#### DATA PROVIDED:
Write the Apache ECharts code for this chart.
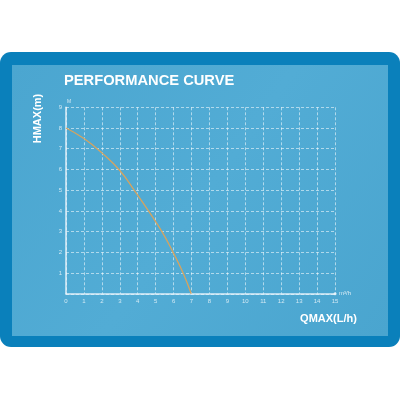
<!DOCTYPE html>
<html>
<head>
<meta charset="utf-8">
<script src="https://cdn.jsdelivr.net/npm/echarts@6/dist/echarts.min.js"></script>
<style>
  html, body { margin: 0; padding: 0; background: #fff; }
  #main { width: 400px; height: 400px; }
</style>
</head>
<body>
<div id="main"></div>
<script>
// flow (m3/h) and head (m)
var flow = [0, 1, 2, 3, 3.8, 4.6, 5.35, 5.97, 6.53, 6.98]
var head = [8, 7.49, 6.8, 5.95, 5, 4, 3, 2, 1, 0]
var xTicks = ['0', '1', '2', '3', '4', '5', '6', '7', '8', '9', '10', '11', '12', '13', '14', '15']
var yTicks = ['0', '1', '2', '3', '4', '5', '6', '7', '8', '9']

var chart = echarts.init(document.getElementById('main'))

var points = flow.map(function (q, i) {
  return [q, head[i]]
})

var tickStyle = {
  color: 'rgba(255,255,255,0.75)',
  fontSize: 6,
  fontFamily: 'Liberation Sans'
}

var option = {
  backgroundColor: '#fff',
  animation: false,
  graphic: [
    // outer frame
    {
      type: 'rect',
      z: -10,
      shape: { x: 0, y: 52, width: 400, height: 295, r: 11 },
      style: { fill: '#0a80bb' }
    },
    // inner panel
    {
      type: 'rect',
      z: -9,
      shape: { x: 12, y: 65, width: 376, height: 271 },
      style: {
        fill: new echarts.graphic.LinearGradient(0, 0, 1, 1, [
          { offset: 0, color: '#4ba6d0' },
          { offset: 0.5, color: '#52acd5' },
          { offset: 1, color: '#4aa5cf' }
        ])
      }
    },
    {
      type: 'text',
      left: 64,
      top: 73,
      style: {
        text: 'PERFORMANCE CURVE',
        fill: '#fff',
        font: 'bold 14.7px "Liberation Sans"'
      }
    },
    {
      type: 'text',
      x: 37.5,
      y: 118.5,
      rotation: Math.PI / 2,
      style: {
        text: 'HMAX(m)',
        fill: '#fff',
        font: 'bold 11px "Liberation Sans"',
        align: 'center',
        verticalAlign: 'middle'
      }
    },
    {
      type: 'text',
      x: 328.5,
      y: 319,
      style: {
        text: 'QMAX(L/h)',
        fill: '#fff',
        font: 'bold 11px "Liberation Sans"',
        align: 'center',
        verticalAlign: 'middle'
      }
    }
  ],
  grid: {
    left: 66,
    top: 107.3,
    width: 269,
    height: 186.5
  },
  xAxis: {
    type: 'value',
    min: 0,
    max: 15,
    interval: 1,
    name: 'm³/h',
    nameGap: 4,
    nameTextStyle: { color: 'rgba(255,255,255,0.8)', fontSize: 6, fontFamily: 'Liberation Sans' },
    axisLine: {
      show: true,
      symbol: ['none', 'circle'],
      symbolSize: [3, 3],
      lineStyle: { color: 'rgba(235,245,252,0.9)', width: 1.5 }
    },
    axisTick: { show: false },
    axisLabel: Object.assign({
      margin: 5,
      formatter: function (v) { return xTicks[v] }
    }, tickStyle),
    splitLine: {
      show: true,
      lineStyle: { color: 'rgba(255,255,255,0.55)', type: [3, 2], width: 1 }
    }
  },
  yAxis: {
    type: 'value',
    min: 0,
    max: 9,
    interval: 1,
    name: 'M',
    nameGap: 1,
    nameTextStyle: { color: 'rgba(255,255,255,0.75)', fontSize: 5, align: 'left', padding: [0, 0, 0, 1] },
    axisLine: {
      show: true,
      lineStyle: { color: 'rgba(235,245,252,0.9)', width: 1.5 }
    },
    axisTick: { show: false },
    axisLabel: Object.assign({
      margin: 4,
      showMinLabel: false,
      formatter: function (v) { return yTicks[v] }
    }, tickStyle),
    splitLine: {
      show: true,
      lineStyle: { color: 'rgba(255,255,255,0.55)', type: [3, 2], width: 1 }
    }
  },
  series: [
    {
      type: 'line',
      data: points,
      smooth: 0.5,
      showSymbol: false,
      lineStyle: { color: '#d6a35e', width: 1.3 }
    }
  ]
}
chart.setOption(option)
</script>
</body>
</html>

--

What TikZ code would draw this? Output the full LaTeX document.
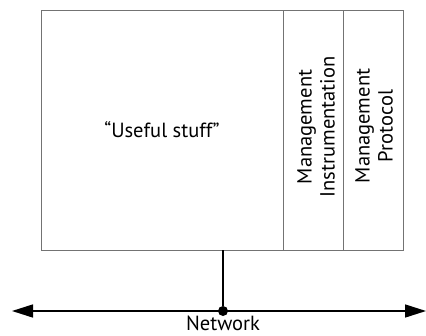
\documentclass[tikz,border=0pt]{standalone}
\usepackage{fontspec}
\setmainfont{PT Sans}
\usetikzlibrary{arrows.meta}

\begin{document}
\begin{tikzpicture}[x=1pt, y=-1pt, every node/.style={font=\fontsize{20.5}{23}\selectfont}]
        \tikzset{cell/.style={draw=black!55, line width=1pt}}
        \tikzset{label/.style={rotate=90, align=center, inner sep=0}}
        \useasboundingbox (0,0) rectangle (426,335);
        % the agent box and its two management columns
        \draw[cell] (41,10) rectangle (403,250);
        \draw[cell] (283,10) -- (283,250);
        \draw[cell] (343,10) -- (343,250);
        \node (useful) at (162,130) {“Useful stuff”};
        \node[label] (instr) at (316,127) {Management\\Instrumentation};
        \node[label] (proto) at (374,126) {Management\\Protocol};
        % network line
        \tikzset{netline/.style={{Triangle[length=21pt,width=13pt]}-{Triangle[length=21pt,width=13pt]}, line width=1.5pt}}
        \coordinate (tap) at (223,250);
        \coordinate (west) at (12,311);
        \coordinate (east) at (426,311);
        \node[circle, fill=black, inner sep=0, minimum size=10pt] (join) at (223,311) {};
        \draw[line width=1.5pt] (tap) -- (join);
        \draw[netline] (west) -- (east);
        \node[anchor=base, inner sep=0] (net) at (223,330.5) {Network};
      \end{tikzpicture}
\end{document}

#### EXERCISE BRIEF:
List all lines in the material containing the string "code".

#### ANSWER IN FULL:
Write the Apache ECharts code for this chart.
What TikZ code would draw this? Output the full LaTeX document.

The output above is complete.